Irish sprinter Sole Power returns for another shot at the Longines Hong Kong Sprint this year, and as much as Ed Lynam admits his veteran isn't as strong over 1,200m as he is over shorter trips, the trainer still thinks more positive tactics should be employed fourth time around at Sha Tin.
Sole Power is now eight but still appears to have a big run left in him, having added a fifth Group One win to his impressive résumé with victory in the Al Quoz Sprint in Dubai earlier this year and a Group Two win two starts at home at the Curragh.
"Why wouldn't we come back?" Lynam said. "The horse gets treated well, the owners get treated well, and as much as we wish it was over 1,000m, you have to take a chance. We've got nothing to lose."
Even over 1,000m Sole Power is usually held up for one run and the gelding has scored some of his famous wins with withering come-from-behind surges - a prime example being his dramatic victory in last year's King's Stand Stakes at Royal Ascot.
The same tactics have been used in three previous international day runs, and although they worked to an extent when Sole Power ran into second behind Lord Kanaloa in 2013, he was still five lengths astern as the Japanese machine destroyed his rivals.
After watching the replays of Sole Power's previous three runs, which also include two unplaced efforts where the pocket rocket failed to make an impression from behind, Lynam has come to believe that sitting in the second half of the field over 1,200m at Sha Tin is a disadvantage.
"When he was second, he was beaten a long way by, in my opinion, the best sprinter I've seen in the last decade, Lord Kanaloa," Lynam said.
"But we did beat all of the locals that year, so that gives us some extra hope. We will see what we draw, but we may go away from those tactics if we can.
"It is very hard to come from a long way back here unless they go a suicidal pace up front. I don't think we can be doing what we did at Royal Ascot, for instance, and get away with it."
With a rating of 118, Sole Power actually carries the second highest international mark of the 14 runners in the race with only Gold-Fun ahead of him on 119, but as Lynam points out, figures can be deceiving, and for a horse like Sole Power, 200m makes a world of difference.
"He has attained that rating in 1,000m races and his best 1,200m rating is only around 110 or 112, so he needs to up his game, and the bottom line here is that he needs to run up to his best rating but do it over 1,200m."

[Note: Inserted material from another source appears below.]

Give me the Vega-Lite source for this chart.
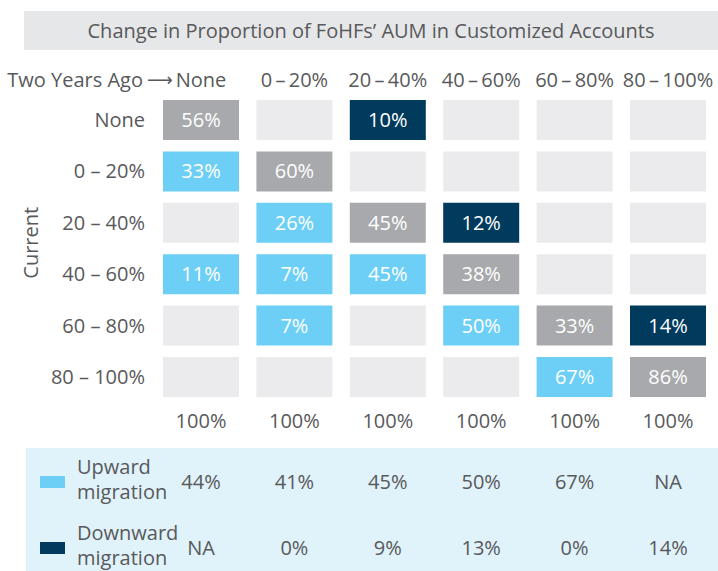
{
  "$schema": "https://vega.github.io/schema/vega-lite/v6.json",
  "width": 718,
  "height": 571,
  "autosize": "none",
  "padding": 0,
  "config": {"view": {"stroke": null}, "font": "Open Sans", "text": {"font": "Open Sans", "fontSize": 20, "color": "#58595b"}},
  "resolve": {"scale": {"x": "independent", "y": "independent", "color": "independent"}},
  "layer": [
    {
      "data": {"values": [{"title": "Change in Proportion of FoHFs\u2019 AUM in Customized Accounts"}]},
      "encoding": {
        "x": {"field": "title", "type": "nominal", "axis": null, "scale": {"type": "band", "range": [24, 718], "paddingInner": 0, "paddingOuter": 0}},
        "y": {"field": "title", "type": "nominal", "axis": null, "scale": {"type": "band", "range": [11, 50], "paddingInner": 0, "paddingOuter": 0}}
      },
      "layer": [
        {"mark": {"type": "rect", "color": "#e6e7e8"}},
        {"mark": {"type": "text", "dy": 1}, "encoding": {"text": {"field": "title"}}}
      ]
    },
    {
      "data": {"values": [{"panel": "migration"}]},
      "mark": {"type": "rect", "color": "#e0f2fa"},
      "encoding": {
        "x": {"field": "panel", "type": "nominal", "axis": null, "scale": {"type": "band", "range": [26, 718], "paddingInner": 0, "paddingOuter": 0}},
        "y": {"field": "panel", "type": "nominal", "axis": null, "scale": {"type": "band", "range": [448, 571], "paddingInner": 0, "paddingOuter": 0}}
      }
    },
    {
      "data": {"values": [
        {"ago": "None", "current": "None", "share": "56%", "move": "Unchanged"},
        {"ago": "0\u2009\u2013\u200920%", "current": "None", "share": "", "move": "Empty"},
        {"ago": "20\u2009\u2013\u200940%", "current": "None", "share": "10%", "move": "Downward"},
        {"ago": "40\u2009\u2013\u200960%", "current": "None", "share": "", "move": "Empty"},
        {"ago": "60\u2009\u2013\u200980%", "current": "None", "share": "", "move": "Empty"},
        {"ago": "80\u2009\u2013\u2009100%", "current": "None", "share": "", "move": "Empty"},
        {"ago": "None", "current": "0 \u2013 20%", "share": "33%", "move": "Upward"},
        {"ago": "0\u2009\u2013\u200920%", "current": "0 \u2013 20%", "share": "60%", "move": "Unchanged"},
        {"ago": "20\u2009\u2013\u200940%", "current": "0 \u2013 20%", "share": "", "move": "Empty"},
        {"ago": "40\u2009\u2013\u200960%", "current": "0 \u2013 20%", "share": "", "move": "Empty"},
        {"ago": "60\u2009\u2013\u200980%", "current": "0 \u2013 20%", "share": "", "move": "Empty"},
        {"ago": "80\u2009\u2013\u2009100%", "current": "0 \u2013 20%", "share": "", "move": "Empty"},
        {"ago": "None", "current": "20 \u2013 40%", "share": "", "move": "Empty"},
        {"ago": "0\u2009\u2013\u200920%", "current": "20 \u2013 40%", "share": "26%", "move": "Upward"},
        {"ago": "20\u2009\u2013\u200940%", "current": "20 \u2013 40%", "share": "45%", "move": "Unchanged"},
        {"ago": "40\u2009\u2013\u200960%", "current": "20 \u2013 40%", "share": "12%", "move": "Downward"},
        {"ago": "60\u2009\u2013\u200980%", "current": "20 \u2013 40%", "share": "", "move": "Empty"},
        {"ago": "80\u2009\u2013\u2009100%", "current": "20 \u2013 40%", "share": "", "move": "Empty"},
        {"ago": "None", "current": "40 \u2013 60%", "share": "11%", "move": "Upward"},
        {"ago": "0\u2009\u2013\u200920%", "current": "40 \u2013 60%", "share": "7%", "move": "Upward"},
        {"ago": "20\u2009\u2013\u200940%", "current": "40 \u2013 60%", "share": "45%", "move": "Upward"},
        {"ago": "40\u2009\u2013\u200960%", "current": "40 \u2013 60%", "share": "38%", "move": "Unchanged"},
        {"ago": "60\u2009\u2013\u200980%", "current": "40 \u2013 60%", "share": "", "move": "Empty"},
        {"ago": "80\u2009\u2013\u2009100%", "current": "40 \u2013 60%", "share": "", "move": "Empty"},
        {"ago": "None", "current": "60 \u2013 80%", "share": "", "move": "Empty"},
        {"ago": "0\u2009\u2013\u200920%", "current": "60 \u2013 80%", "share": "7%", "move": "Upward"},
        {"ago": "20\u2009\u2013\u200940%", "current": "60 \u2013 80%", "share": "", "move": "Empty"},
        {"ago": "40\u2009\u2013\u200960%", "current": "60 \u2013 80%", "share": "50%", "move": "Upward"},
        {"ago": "60\u2009\u2013\u200980%", "current": "60 \u2013 80%", "share": "33%", "move": "Unchanged"},
        {"ago": "80\u2009\u2013\u2009100%", "current": "60 \u2013 80%", "share": "14%", "move": "Downward"},
        {"ago": "None", "current": "80 \u2013 100%", "share": "", "move": "Empty"},
        {"ago": "0\u2009\u2013\u200920%", "current": "80 \u2013 100%", "share": "", "move": "Empty"},
        {"ago": "20\u2009\u2013\u200940%", "current": "80 \u2013 100%", "share": "", "move": "Empty"},
        {"ago": "40\u2009\u2013\u200960%", "current": "80 \u2013 100%", "share": "", "move": "Empty"},
        {"ago": "60\u2009\u2013\u200980%", "current": "80 \u2013 100%", "share": "67%", "move": "Upward"},
        {"ago": "80\u2009\u2013\u2009100%", "current": "80 \u2013 100%", "share": "86%", "move": "Unchanged"}
      ]},
      "encoding": {
        "x": {"field": "ago", "type": "nominal", "axis": null, "scale": {"type": "band", "domain": ["None", "0\u2009\u2013\u200920%", "20\u2009\u2013\u200940%", "40\u2009\u2013\u200960%", "60\u2009\u2013\u200980%", "80\u2009\u2013\u2009100%"], "range": [154.3, 714.7], "paddingInner": 0.1863, "paddingOuter": 0.0932}},
        "y": {"field": "current", "type": "nominal", "axis": null, "scale": {"type": "band", "domain": ["Two Years Ago", "None", "0 \u2013 20%", "20 \u2013 40%", "40 \u2013 60%", "60 \u2013 80%", "80 \u2013 100%", "Total"], "range": [42.9, 454.1], "paddingInner": 0.2218, "paddingOuter": 0.1109}}
      },
      "layer": [
        {
          "mark": {"type": "rect"},
          "encoding": {
            "color": {"field": "move", "type": "nominal", "legend": null, "scale": {"domain": ["Upward", "Downward", "Unchanged", "Empty"], "range": ["#6dcff6", "#003a5d", "#a7a9ac", "#ebebed"]}}
          }
        },
        {
          "mark": {"type": "text", "color": "#ffffff", "dy": 1},
          "encoding": {"text": {"field": "share"}}
        },
        {
          "data": {"values": [{"current": "None"}, {"current": "0 \u2013 20%"}, {"current": "20 \u2013 40%"}, {"current": "40 \u2013 60%"}, {"current": "60 \u2013 80%"}, {"current": "80 \u2013 100%"}]},
          "mark": {"type": "text", "align": "right", "dx": -18, "dy": 1},
          "encoding": {
            "x": {"datum": "None", "type": "nominal", "bandPosition": 0},
            "text": {"field": "current"}
          }
        },
        {
          "data": {"values": [{"ago": "None", "current": "Two Years Ago"}, {"ago": "0\u2009\u2013\u200920%", "current": "Two Years Ago"}, {"ago": "20\u2009\u2013\u200940%", "current": "Two Years Ago"}, {"ago": "40\u2009\u2013\u200960%", "current": "Two Years Ago"}, {"ago": "60\u2009\u2013\u200980%", "current": "Two Years Ago"}, {"ago": "80\u2009\u2013\u2009100%", "current": "Two Years Ago"}]},
          "mark": {"type": "text", "dy": 12},
          "encoding": {"text": {"field": "ago"}}
        },
        {
          "data": {"values": [{"label": "Two Years Ago", "current": "Two Years Ago"}]},
          "mark": {"type": "text", "align": "right", "dx": -20, "dy": 12},
          "encoding": {
            "x": {"datum": "None", "type": "nominal", "bandPosition": 0},
            "text": {"field": "label"}
          }
        },
        {
          "data": {"values": [{"arrow": "\u27f6", "current": "Two Years Ago"}]},
          "mark": {"type": "text", "font": "DejaVu Sans", "fontSize": 18, "align": "center", "dx": -3, "dy": 12},
          "encoding": {
            "x": {"datum": "None", "type": "nominal", "bandPosition": 0},
            "text": {"field": "arrow"}
          }
        },
        {
          "data": {"values": [{"ago": "None", "current": "Total", "total": "100%"}, {"ago": "0\u2009\u2013\u200920%", "current": "Total", "total": "100%"}, {"ago": "20\u2009\u2013\u200940%", "current": "Total", "total": "100%"}, {"ago": "40\u2009\u2013\u200960%", "current": "Total", "total": "100%"}, {"ago": "60\u2009\u2013\u200980%", "current": "Total", "total": "100%"}, {"ago": "80\u2009\u2013\u2009100%", "current": "Total", "total": "100%"}]},
          "mark": {"type": "text", "dy": -6},
          "encoding": {"text": {"field": "total"}}
        },
        {
          "data": {"values": [{"axisTitle": "Current"}]},
          "mark": {"type": "text", "angle": 270, "dy": -131},
          "encoding": {
            "x": {"datum": "None", "type": "nominal", "bandPosition": 0},
            "y": {"datum": "20 \u2013 40%", "type": "nominal", "bandPosition": 1},
            "text": {"field": "axisTitle"}
          }
        }
      ]
    },
    {
      "data": {"values": [
        {"direction": "Upward migration", "ago": "None", "pct": "44%"},
        {"direction": "Upward migration", "ago": "0\u2009\u2013\u200920%", "pct": "41%"},
        {"direction": "Upward migration", "ago": "20\u2009\u2013\u200940%", "pct": "45%"},
        {"direction": "Upward migration", "ago": "40\u2009\u2013\u200960%", "pct": "50%"},
        {"direction": "Upward migration", "ago": "60\u2009\u2013\u200980%", "pct": "67%"},
        {"direction": "Upward migration", "ago": "80\u2009\u2013\u2009100%", "pct": "NA"},
        {"direction": "Downward migration", "ago": "None", "pct": "NA"},
        {"direction": "Downward migration", "ago": "0\u2009\u2013\u200920%", "pct": "0%"},
        {"direction": "Downward migration", "ago": "20\u2009\u2013\u200940%", "pct": "9%"},
        {"direction": "Downward migration", "ago": "40\u2009\u2013\u200960%", "pct": "13%"},
        {"direction": "Downward migration", "ago": "60\u2009\u2013\u200980%", "pct": "0%"},
        {"direction": "Downward migration", "ago": "80\u2009\u2013\u2009100%", "pct": "14%"}
      ]},
      "encoding": {
        "x": {"field": "ago", "type": "nominal", "axis": null, "scale": {"type": "band", "domain": ["None", "0\u2009\u2013\u200920%", "20\u2009\u2013\u200940%", "40\u2009\u2013\u200960%", "60\u2009\u2013\u200980%", "80\u2009\u2013\u2009100%"], "range": [154.3, 714.7], "paddingInner": 0.1863, "paddingOuter": 0.0932}},
        "y": {"field": "direction", "type": "nominal", "axis": null, "scale": {"type": "band", "domain": ["Upward migration", "Downward migration"], "range": [450, 582], "paddingInner": 0, "paddingOuter": 0}}
      },
      "layer": [
        {
          "mark": {"type": "text"},
          "encoding": {"text": {"field": "pct"}}
        },
        {
          "data": {"values": [{"direction": "Upward migration"}, {"direction": "Downward migration"}]},
          "mark": {"type": "text", "align": "left", "dx": -86, "dy": -15, "lineBreak": " ", "lineHeight": 25},
          "encoding": {
            "x": {"datum": "None", "type": "nominal", "bandPosition": 0},
            "text": {"field": "direction"}
          }
        }
      ]
    },
    {
      "data": {"values": [{"direction": "Upward migration"}, {"direction": "Downward migration"}]},
      "mark": {"type": "rect"},
      "encoding": {
        "x": {"datum": "key", "type": "nominal", "axis": null, "scale": {"type": "band", "domain": ["key"], "range": [40, 65], "paddingInner": 0, "paddingOuter": 0}},
        "y": {"field": "direction", "type": "nominal", "axis": null, "scale": {"type": "band", "domain": ["Upward migration", "Downward migration"], "range": [449, 581], "paddingInner": 0.818, "paddingOuter": 0.409}},
        "color": {"field": "direction", "type": "nominal", "legend": null, "scale": {"domain": ["Upward migration", "Downward migration"], "range": ["#6dcff6", "#003a5d"]}}
      }
    }
  ]
}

Lynam also urged punters to ignore Sole Power's last start flop in the Group One Prix de l'Abbaye.
"A lot of people like Paris, but I don't think Sole Power performs well there - that's a real bogey race for us," he said, with the horse placing once from five tries at Longchamp. "He gets intimidated, he is not a big horse and it's a rough race. Even before he ran second here, he ran poorly there so I would give him the benefit for the doubt."
Even though Sole Power has carried some of Europe's best jockeys to Group One victories including Johnny Murtagh, Ryan Moore and Richard Hughes, Irish rider Chris Hayes, who has been aboard for the horse's last two starts, is relatively unknown to local fans.
"It's his first time here, but he will be based in Dubai throughout the winter and he is a very promising up-and-coming jockey," Lynam said. "He has some big boots to fill, but he is a good jockey."